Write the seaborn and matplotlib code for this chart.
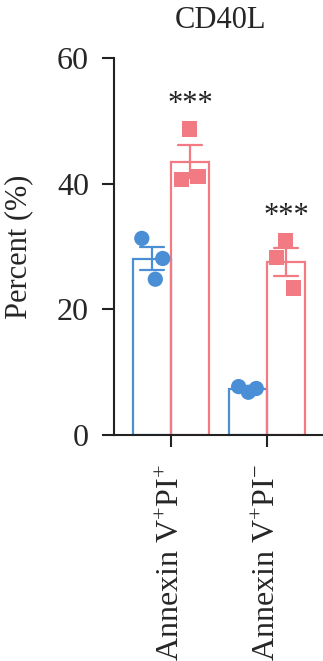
import numpy as np
import pandas as pd
import matplotlib
matplotlib.use("Agg")
import matplotlib.pyplot as plt
import seaborn as sns

sns.set_style("ticks")
plt.rcParams["font.family"] = ["Liberation Serif", "DejaVu Serif"]
plt.rcParams["mathtext.fontset"] = "custom"
plt.rcParams["mathtext.rm"] = "Liberation Serif"
plt.rcParams["mathtext.it"] = "Liberation Serif:italic"

# ---- data ----
categories = [r"Annexin V$^{+}$PI$^{+}$", r"Annexin V$^{+}$PI$^{-}$"]
conditions = ["Control", "CD40L"]
blue_pos_pos = [24.8, 31.3, 28.1]
pink_pos_pos = [40.7, 48.7, 41.2]
blue_pos_neg = [7.7, 6.8, 7.4]
pink_pos_neg = [30.9, 23.4, 28.3]
stars = ["***", "***"]
title = "CD40L"
ylabel = "Percent (%)"
yticks = [0, 20, 40, 60]

colors = {"Control": "#4A8FD6", "CD40L": "#F27A82"}

rows = []
for cat, vals_b, vals_p in [(categories[0], blue_pos_pos, pink_pos_pos),
                            (categories[1], blue_pos_neg, pink_pos_neg)]:
    for v in vals_b:
        rows.append((cat, "Control", v))
    for v in vals_p:
        rows.append((cat, "CD40L", v))
df = pd.DataFrame(rows, columns=["group", "condition", "value"])

# choose a jitter seed that spreads each triplet of points evenly
jlim = 0.12
seed = 0
best = -1
for s in range(60000):
    np.random.seed(s)
    d = np.random.uniform(-jlim, jlim, 12).reshape(4, 3)
    score = min(np.diff(np.sort(t)).min() for t in d)
    if score > best:
        best = score
        seed = s

fig = plt.figure(figsize=(3.23, 6.61), dpi=100)
ax = fig.add_axes([0.353, 0.342, 0.66, 0.570])

sns.barplot(data=df, x="group", y="value", hue="condition", order=categories,
            hue_order=conditions, palette=colors, fill=False, width=0.8,
            gap=0.0, errorbar="se", capsize=0.5, err_kws={"linewidth": 1.6},
            linewidth=1.6, ax=ax, legend=False)

np.random.seed(seed)
for cond, mk in [("Control", "o"), ("CD40L", "s")]:
    sub = df[df["condition"] == cond]
    sns.stripplot(data=sub, x="group", y="value", hue="condition", order=categories,
                  hue_order=conditions, palette=colors, dodge=True, jitter=2 * jlim,
                  marker=mk, size=11, linewidth=0, ax=ax, legend=False, zorder=3)

# significance stars above second condition bars
means = df.groupby(["group", "condition"])["value"].agg(["mean", "sem"])
for i, cat in enumerate(categories):
    m = means.loc[(cat, "CD40L")]
    top = max(df[(df.group == cat) & (df.condition == "CD40L")]["value"].max(), m["mean"] + m["sem"])
    ax.annotate(stars[i], xy=(i + 0.2, top), xytext=(0, 7), textcoords="offset points",
                ha="center", va="bottom", fontsize=22, color="#222222")

ax.set_ylim(0, 60)
ax.set_xlim(-0.596, 1.628)
ax.set_yticks(yticks)
ax.set_yticklabels([str(t) for t in yticks], fontsize=23)
ax.set_xticks(range(len(categories)))
ax.set_xticklabels(categories, rotation=90, fontsize=23)
ax.set_xlabel("")
ax.set_ylabel(ylabel, fontsize=22, labelpad=17)
ax.set_title(title, fontsize=22, pad=22)

for s in ["top", "right"]:
    ax.spines[s].set_visible(False)
for s in ["left", "bottom"]:
    ax.spines[s].set_linewidth(1.5)
    ax.spines[s].set_color("#222222")
ax.tick_params(axis="both", length=8.5, width=1.5, color="#222222")
ax.tick_params(axis="y", pad=9.5)
ax.tick_params(axis="x", pad=12)

fig.savefig("out.png", dpi=100)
=======
WHAT NEEDS TO BE DONE: Every line from the start of the listing above through the line with "linewidth=1.6, ax=ax, legend=False)" should be repeated exactly; skip the pictures and add nothing else.

TASK SOLUTION:
Write the seaborn and matplotlib code for this chart.
import numpy as np
import pandas as pd
import matplotlib
matplotlib.use("Agg")
import matplotlib.pyplot as plt
import seaborn as sns

sns.set_style("ticks")
plt.rcParams["font.family"] = ["Liberation Serif", "DejaVu Serif"]
plt.rcParams["mathtext.fontset"] = "custom"
plt.rcParams["mathtext.rm"] = "Liberation Serif"
plt.rcParams["mathtext.it"] = "Liberation Serif:italic"

# ---- data ----
categories = [r"Annexin V$^{+}$PI$^{+}$", r"Annexin V$^{+}$PI$^{-}$"]
conditions = ["Control", "CD40L"]
blue_pos_pos = [24.8, 31.3, 28.1]
pink_pos_pos = [40.7, 48.7, 41.2]
blue_pos_neg = [7.7, 6.8, 7.4]
pink_pos_neg = [30.9, 23.4, 28.3]
stars = ["***", "***"]
title = "CD40L"
ylabel = "Percent (%)"
yticks = [0, 20, 40, 60]

colors = {"Control": "#4A8FD6", "CD40L": "#F27A82"}

rows = []
for cat, vals_b, vals_p in [(categories[0], blue_pos_pos, pink_pos_pos),
                            (categories[1], blue_pos_neg, pink_pos_neg)]:
    for v in vals_b:
        rows.append((cat, "Control", v))
    for v in vals_p:
        rows.append((cat, "CD40L", v))
df = pd.DataFrame(rows, columns=["group", "condition", "value"])

# choose a jitter seed that spreads each triplet of points evenly
jlim = 0.12
seed = 0
best = -1
for s in range(60000):
    np.random.seed(s)
    d = np.random.uniform(-jlim, jlim, 12).reshape(4, 3)
    score = min(np.diff(np.sort(t)).min() for t in d)
    if score > best:
        best = score
        seed = s

fig = plt.figure(figsize=(3.23, 6.61), dpi=100)
ax = fig.add_axes([0.353, 0.342, 0.66, 0.570])

sns.barplot(data=df, x="group", y="value", hue="condition", order=categories,
            hue_order=conditions, palette=colors, fill=False, width=0.8,
            gap=0.0, errorbar="se", capsize=0.5, err_kws={"linewidth": 1.6},
            linewidth=1.6, ax=ax, legend=False)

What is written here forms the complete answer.